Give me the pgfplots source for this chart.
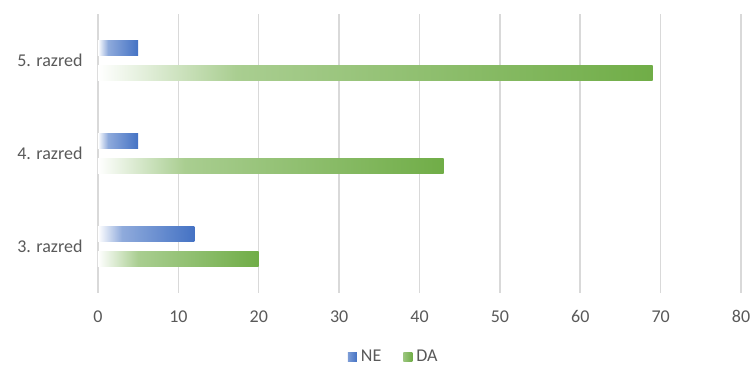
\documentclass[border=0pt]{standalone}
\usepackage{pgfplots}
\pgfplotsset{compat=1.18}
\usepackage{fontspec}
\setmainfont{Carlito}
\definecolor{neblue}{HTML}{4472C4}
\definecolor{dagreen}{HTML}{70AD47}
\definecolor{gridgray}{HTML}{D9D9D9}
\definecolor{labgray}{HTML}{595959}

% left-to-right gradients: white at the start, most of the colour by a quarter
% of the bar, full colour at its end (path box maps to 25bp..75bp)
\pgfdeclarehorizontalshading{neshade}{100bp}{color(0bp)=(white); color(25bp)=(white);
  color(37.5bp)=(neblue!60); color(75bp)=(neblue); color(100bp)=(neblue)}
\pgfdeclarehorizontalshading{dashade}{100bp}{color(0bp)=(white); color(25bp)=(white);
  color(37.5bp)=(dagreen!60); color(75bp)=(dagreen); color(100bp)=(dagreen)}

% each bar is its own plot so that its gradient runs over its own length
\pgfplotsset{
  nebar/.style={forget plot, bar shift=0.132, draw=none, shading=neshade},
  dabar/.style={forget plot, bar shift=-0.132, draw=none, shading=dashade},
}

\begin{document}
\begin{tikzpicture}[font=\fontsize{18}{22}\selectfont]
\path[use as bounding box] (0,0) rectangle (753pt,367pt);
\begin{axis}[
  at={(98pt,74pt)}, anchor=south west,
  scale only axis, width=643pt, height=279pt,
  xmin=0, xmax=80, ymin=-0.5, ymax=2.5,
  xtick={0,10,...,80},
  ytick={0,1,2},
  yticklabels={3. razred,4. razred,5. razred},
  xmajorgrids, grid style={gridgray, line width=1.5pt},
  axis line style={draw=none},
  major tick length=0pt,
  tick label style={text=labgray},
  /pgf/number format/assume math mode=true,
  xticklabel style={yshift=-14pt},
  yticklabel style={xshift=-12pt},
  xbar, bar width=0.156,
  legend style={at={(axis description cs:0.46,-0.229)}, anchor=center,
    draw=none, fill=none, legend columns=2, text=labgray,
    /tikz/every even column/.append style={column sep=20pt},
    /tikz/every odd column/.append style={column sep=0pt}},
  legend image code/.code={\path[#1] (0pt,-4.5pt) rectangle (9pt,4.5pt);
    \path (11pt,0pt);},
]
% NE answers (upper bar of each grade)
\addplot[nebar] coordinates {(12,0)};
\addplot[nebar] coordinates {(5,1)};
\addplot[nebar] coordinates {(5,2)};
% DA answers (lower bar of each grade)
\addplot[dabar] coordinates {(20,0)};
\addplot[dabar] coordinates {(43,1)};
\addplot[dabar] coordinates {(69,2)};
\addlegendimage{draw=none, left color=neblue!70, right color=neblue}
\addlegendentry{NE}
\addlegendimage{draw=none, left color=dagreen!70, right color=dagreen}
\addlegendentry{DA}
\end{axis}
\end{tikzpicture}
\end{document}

==============================

#### Problem description
Omit any images, then output the listing exactly.

#### Result
Give me the pgfplots source for this chart.
\documentclass[border=0pt]{standalone}
\usepackage{pgfplots}
\pgfplotsset{compat=1.18}
\usepackage{fontspec}
\setmainfont{Carlito}
\definecolor{neblue}{HTML}{4472C4}
\definecolor{dagreen}{HTML}{70AD47}
\definecolor{gridgray}{HTML}{D9D9D9}
\definecolor{labgray}{HTML}{595959}

% left-to-right gradients: white at the start, most of the colour by a quarter
% of the bar, full colour at its end (path box maps to 25bp..75bp)
\pgfdeclarehorizontalshading{neshade}{100bp}{color(0bp)=(white); color(25bp)=(white);
  color(37.5bp)=(neblue!60); color(75bp)=(neblue); color(100bp)=(neblue)}
\pgfdeclarehorizontalshading{dashade}{100bp}{color(0bp)=(white); color(25bp)=(white);
  color(37.5bp)=(dagreen!60); color(75bp)=(dagreen); color(100bp)=(dagreen)}

% each bar is its own plot so that its gradient runs over its own length
\pgfplotsset{
  nebar/.style={forget plot, bar shift=0.132, draw=none, shading=neshade},
  dabar/.style={forget plot, bar shift=-0.132, draw=none, shading=dashade},
}

\begin{document}
\begin{tikzpicture}[font=\fontsize{18}{22}\selectfont]
\path[use as bounding box] (0,0) rectangle (753pt,367pt);
\begin{axis}[
  at={(98pt,74pt)}, anchor=south west,
  scale only axis, width=643pt, height=279pt,
  xmin=0, xmax=80, ymin=-0.5, ymax=2.5,
  xtick={0,10,...,80},
  ytick={0,1,2},
  yticklabels={3. razred,4. razred,5. razred},
  xmajorgrids, grid style={gridgray, line width=1.5pt},
  axis line style={draw=none},
  major tick length=0pt,
  tick label style={text=labgray},
  /pgf/number format/assume math mode=true,
  xticklabel style={yshift=-14pt},
  yticklabel style={xshift=-12pt},
  xbar, bar width=0.156,
  legend style={at={(axis description cs:0.46,-0.229)}, anchor=center,
    draw=none, fill=none, legend columns=2, text=labgray,
    /tikz/every even column/.append style={column sep=20pt},
    /tikz/every odd column/.append style={column sep=0pt}},
  legend image code/.code={\path[#1] (0pt,-4.5pt) rectangle (9pt,4.5pt);
    \path (11pt,0pt);},
]
% NE answers (upper bar of each grade)
\addplot[nebar] coordinates {(12,0)};
\addplot[nebar] coordinates {(5,1)};
\addplot[nebar] coordinates {(5,2)};
% DA answers (lower bar of each grade)
\addplot[dabar] coordinates {(20,0)};
\addplot[dabar] coordinates {(43,1)};
\addplot[dabar] coordinates {(69,2)};
\addlegendimage{draw=none, left color=neblue!70, right color=neblue}
\addlegendentry{NE}
\addlegendimage{draw=none, left color=dagreen!70, right color=dagreen}
\addlegendentry{DA}
\end{axis}
\end{tikzpicture}
\end{document}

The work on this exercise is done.